Verthebral – Abysmal Decay Review

Band: Verthebral
Album: Abysmal Decay
Genre: Death Metal
Country: Paraguay
Release Date: December 27th, 2019

I enjoy my fair share of technical death metal. And brutal death metal. And blackened death metal. And progressive death metal, death/doom, and that recent jazz/death metal fusion album that came out a while ago. However, sometimes one just needs regular old death metal, displayed in its purest form. Like drinking hot chocolate after coming inside on a frigid winter day, there is something nostalgic and pure about listening to a Morbid Angel cover band. Enter Verthebral, whose brand of death metal is so undistilled that one risks diabetes by continuing that analogy any further.
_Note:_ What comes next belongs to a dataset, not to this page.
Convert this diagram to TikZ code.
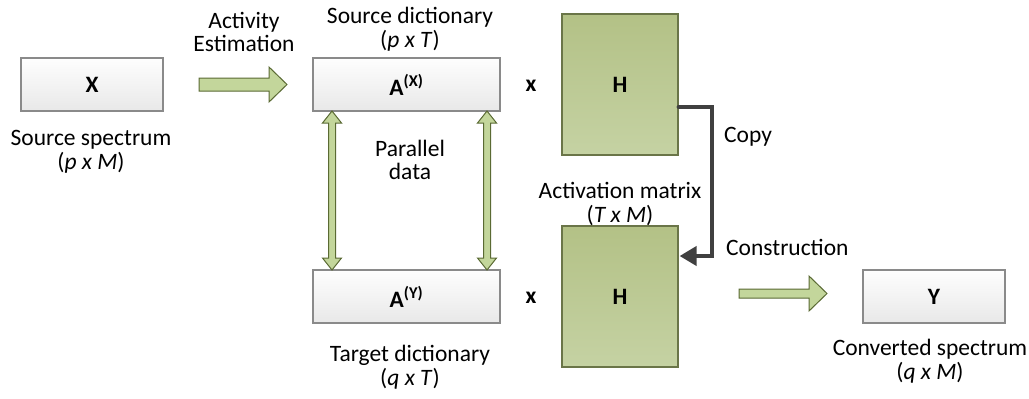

Verthebral’s second full-length album, Abyssal Decay, pulls almost no tricks on the listener. There are a few quiet moments, but for the most part, Abyssal Decay does not deviate even slightly from the old school death metal formula. This album is forty minutes of riff-based heaviness and double kicks. The promotional material for the album calls this “traditionally-rooted riffing” and “relentless percussive hammering,” but you don’t need the adjectives. Everything Verthebral has written here follows the script exactly as you’d expect. Even the guitar solos have an Azagthothian tint to them.

With how important riffs are to death metal, I am happy to report that Abyssal Decay features plenty of fun, meaty melodies with tolerable variety. This music has gotten better on each listen, as I retain more and more of the music I’m more able to appreciate what Verthebral was going for. This isn’t true for all of the pieces of the music (the Azagthoth-lite guitar solos, for example, were overrated when Azagthoth did them, and they’ve only gotten more boring over time), but the riffs are enough to keep the more boring side of the music at bay.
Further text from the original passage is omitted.